Readers’ letter: flying the flag for common sense - not culture wars

By Guest 5th May 2025

There's a certain irony — almost comic, if it weren't so depressing — in Reform UK's latest crusade: banning all but the Union Jack from council buildings. No Pride flags.

No county standards. Not even a nod to local heritage or solidarity. Just the Union Jack, flapping alone atop the flagpole, like a party with only one guest.

Apparently, the biggest problem facing local councils isn't crumbling roads, overstretched services or housing crises — it's too many flags. Reform isn't focused on inclusion; it's fixated on division.

They claim to hate "virtue signalling", but this is nothing more than hollow, hyper-nationalist stage dressing — the other kind of virtue signalling.

And I say this not as a casual observer but as someone who served as a councillor in Mendip. One of the proudest moments during my time there was helping to ensure the Pride flag was flown above the council building.

That simple gesture — just a flag on a pole — prompted messages from staff who'd never once spoken up about politics, sexuality, or anything remotely "campaign-y".

Some weren't LGBT+, didn't have LGBT+ family, and had no prior interest in the issue. But suddenly, they felt like they worked for a council that noticed people, that could be bold, that cared enough to show it.

That flag wasn't about "wokeness" or box-ticking. It was about visibility, respect, and the kind of inclusivity that doesn't need a 300-page strategy document. You want to talk about real-world impact? That flag did more in one morning than a dozen council press releases ever could.

As someone born on the island of Ireland, I don't need to be told how powerful — and how divisive — flags can be. The tricolour and the Union Jack still have the potential to ignite deep emotion and hard history. In many places, which flag you fly — or don't fly — can shape the entire atmosphere of a neighbourhood.

That's precisely why local discretion and thoughtfulness matter. Flags shouldn't be used as political battering rams — and they definitely shouldn't be reduced to a one-size-fits-all loyalty test.

Here's the real problem: Reform UK seems to think local government is about ruling from on high, when in fact, it's about listening, fixing, and serving.

Councils don't exist to wave flags — they exist to fill potholes, collect the bins, run local housing, deliver social care, and respond to the realities of people's lives. The most important flag at a council office is often the one on a report saying the work got done on time and within budget.

And there's no such thing as a "ruling group" in local government — that has always been one of the more ridiculous fictions of town hall politics. Councils aren't meant to rule anyone.

They're there to represent, collaborate and include. Local councillors aren't mini-monarchs with a mandate to impose identity — they're public servants, elected to work with the community, not dictate to it. It's called public service for a reason.

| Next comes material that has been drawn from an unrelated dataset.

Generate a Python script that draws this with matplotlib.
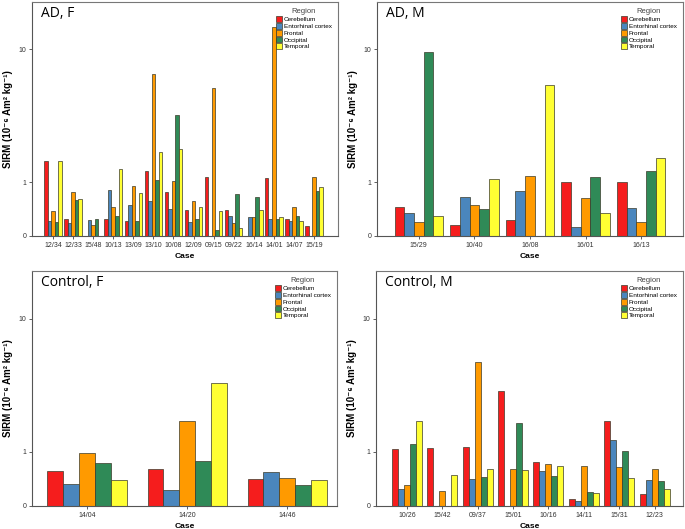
import numpy as np
import matplotlib
matplotlib.use("Agg")
import matplotlib.pyplot as plt
from matplotlib.patches import Patch

plt.rcParams['font.family'] = ['Liberation Sans', 'DejaVu Sans']

nan = np.nan
regions = ['Cerebellum', 'Entorhinal cortex', 'Frontal', 'Occipital', 'Temporal']
colors = ['#f51d1d', '#4a86bd', '#ff9a00', '#2f8a57', '#ffff33']

# AD, F
adf_cases = ['12/34', '12/33', '15/48', '10/13', '13/09', '13/10', '10/08',
             '12/09', '09/15', '09/22', '16/14', '14/01', '14/07', '15/19']
adf_cerebellum = [1.62, 0.24, nan, 0.24, 0.22, 1.29, 0.77, 0.40, 1.13, 0.40, nan, 1.10, 0.24, 0.14]
adf_entorhinal = [0.22, 0.18, 0.23, 0.81, 0.48, 0.56, 0.41, 0.20, nan, 0.30, 0.27, 0.24, 0.22, nan]
adf_frontal = [0.37, 0.75, 0.15, 0.45, 0.91, 6.98, 1.03, 0.56, 5.67, 0.18, 0.27, 13.7, 0.46, 1.14]
adf_occipital = [0.20, 0.58, 0.24, 0.29, 0.21, 1.05, 3.73, 0.24, 0.08, 0.72, 0.65, 0.24, 0.29, 0.79]
adf_temporal = [1.62, 0.60, nan, 1.37, 0.73, 1.94, 2.06, 0.46, 0.37, 0.11, 0.40, 0.27, 0.22, 0.87]

# AD, M
adm_cases = ['15/29', '10/40', '16/08', '16/01', '16/13']
adm_cerebellum = [0.45, 0.15, 0.23, 1.00, 1.00]
adm_entorhinal = [0.34, 0.66, 0.78, 0.12, 0.43]
adm_frontal = [0.20, 0.48, 1.15, 0.62, 0.19]
adm_occipital = [9.68, 0.42, nan, 1.14, 1.29]
adm_temporal = [0.30, 1.09, 5.96, 0.35, 1.74]

# Control, F
cf_cases = ['14/04', '14/20', '14/46']
cf_cerebellum = [0.56, 0.61, 0.42]
cf_entorhinal = [0.33, 0.22, 0.55]
cf_frontal = [0.96, 1.98, 0.43]
cf_occipital = [0.73, 0.77, 0.31]
cf_temporal = [0.39, 3.81, 0.39]

# Control, M
cm_cases = ['10/26', '15/42', '09/37', '15/01', '10/16', '14/11', '15/31', '12/23']
cm_cerebellum = [1.07, 1.10, 1.12, 3.34, 0.75, 0.09, 1.96, 0.16]
cm_entorhinal = [0.25, nan, 0.41, nan, 0.57, 0.06, 1.34, 0.39]
cm_frontal = [0.31, 0.21, 5.34, 0.61, 0.71, 0.66, 0.65, 0.60]
cm_occipital = [1.21, nan, 0.44, 1.88, 0.47, 0.20, 1.01, 0.37]
cm_temporal = [1.98, 0.49, 0.61, 0.59, 0.67, 0.18, 0.43, 0.25]

W, H = 685, 529
fig = plt.figure(figsize=(W / 100, H / 100), dpi=100)


def px_axes(left, top, right, bottom):
    return fig.add_axes([left / W, 1 - bottom / H, (right - left) / W, (bottom - top) / H])


def forward(y):
    return np.log10(np.maximum(y, 0) + 1)


def inverse(y):
    return 10 ** y - 1


def panel(ax, title, cases, series, width, xlim):
    x = np.arange(len(cases))
    for i, (vals, c) in enumerate(zip(series, colors)):
        ax.bar(x + (i - 2) * width, vals, width, color=c,
               edgecolor='#3a3a2a', linewidth=0.5, zorder=2)
    ax.set_yscale('function', functions=(forward, inverse))
    ax.set_ylim(0, 19.2)
    ax.set_xlim(*xlim)
    ax.set_yticks([0, 1, 10])
    ax.set_yticklabels(['0', '1', '10'])
    ax.yaxis.set_minor_locator(matplotlib.ticker.NullLocator())
    ax.set_xticks(x)
    ax.set_xticklabels(cases)
    ax.tick_params(axis='both', labelsize=5, length=2.5, width=0.6,
                   color='#444444', labelcolor='#333333', pad=1.5)
    for s in ax.spines.values():
        s.set_color('#777777')
        s.set_linewidth(0.8)
    ax.spines['left'].set_color('#555555')
    ax.spines['bottom'].set_color('#555555')

    # axis titles placed in pixels from the axes edges, as in the reference
    bbox = ax.get_position()
    w_px, h_px = bbox.width * W, bbox.height * H
    ax.set_xlabel('Case', fontsize=6, fontweight='bold')
    ax.xaxis.set_label_coords(0.5, -20 / h_px)
    ax.xaxis.label.set_va('center')
    ax.set_ylabel('SIRM (10\u207b\u2076 Am\u00b2 kg\u207b\u00b9)', fontsize=7,
                  fontweight='bold')
    ax.yaxis.set_label_coords(-24 / w_px, 0.5)
    ax.yaxis.label.set_va('center')

    ax.text(0.028, 0.985, title, transform=ax.transAxes, fontsize=10,
            va='top', ha='left', family=['Open Sans', 'DejaVu Sans'])
    handles = [Patch(facecolor=c, edgecolor='#3a3a2a', linewidth=0.5) for c in colors]
    leg = ax.legend(handles, regions, title='Region', loc='upper right',
                    bbox_to_anchor=(1.0, 1.0), fontsize=4.6, title_fontsize=5.5,
                    frameon=False, handlelength=1.0, handleheight=1.0,
                    handletextpad=0.2, labelspacing=0.12, borderaxespad=0.6)
    leg.get_title().set_color('#444444')


ax1 = px_axes(32, 2, 338, 236)
panel(ax1, 'AD, F', adf_cases,
      [adf_cerebellum, adf_entorhinal, adf_frontal, adf_occipital, adf_temporal],
      0.176, (-1.05, 14.2))

ax2 = px_axes(377, 2, 683, 236)
panel(ax2, 'AD, M', adm_cases,
      [adm_cerebellum, adm_entorhinal, adm_frontal, adm_occipital, adm_temporal],
      0.174, (-0.75, 4.75))

ax3 = px_axes(32, 271, 337, 506)
panel(ax3, 'Control, F', cf_cases,
      [cf_cerebellum, cf_entorhinal, cf_frontal, cf_occipital, cf_temporal],
      0.158, (-0.55, 2.5))

ax4 = px_axes(376, 271, 683, 506)
panel(ax4, 'Control, M', cm_cases,
      [cm_cerebellum, cm_entorhinal, cm_frontal, cm_occipital, cm_temporal],
      0.17, (-0.87, 7.8))

fig.savefig('out.png', dpi=100)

In healthy democracies, flags are used to unite, not to silence. Look to Germany, France, or the United States — countries where local, regional, and national flags routinely fly side-by-side without anyone falling into an existential panic. Reform UK could learn something from that: patriotism isn't threatened by local pride or solidarity. If anything, it's strengthened by it.

Let's not forget: councils aren't extensions of central government. They're there to reflect and represent the people they serve.

That includes celebrating diversity, acknowledging struggle, and showing support where it matters — whether that's for LGBT+ rights, a local team in a final, or solidarity with Ukraine. A flag doesn't have to be permanent to be meaningful.

Reform claims it wants to restore "common sense" to local government. But common sense doesn't mean monochrome symbolism.

It means trusting communities to express themselves in their own way — not mandating a one-flag-fits-all policy from a central office that wouldn't know the Somerset dragon from a streetlight.

In the end, Reform's stance isn't about patriotism — it's about pettiness. They're not fighting for unity. They're just picking fights. When all you've got is a flagpole and no ideas, it's no surprise you spend your time deciding what can't go up it.

If Reform really believes a single flag can paper over division, then they've missed the point entirely. Local councils should fly the flags that matter to their people.

That's not weakness. That's democracy — and it's something worth standing up for.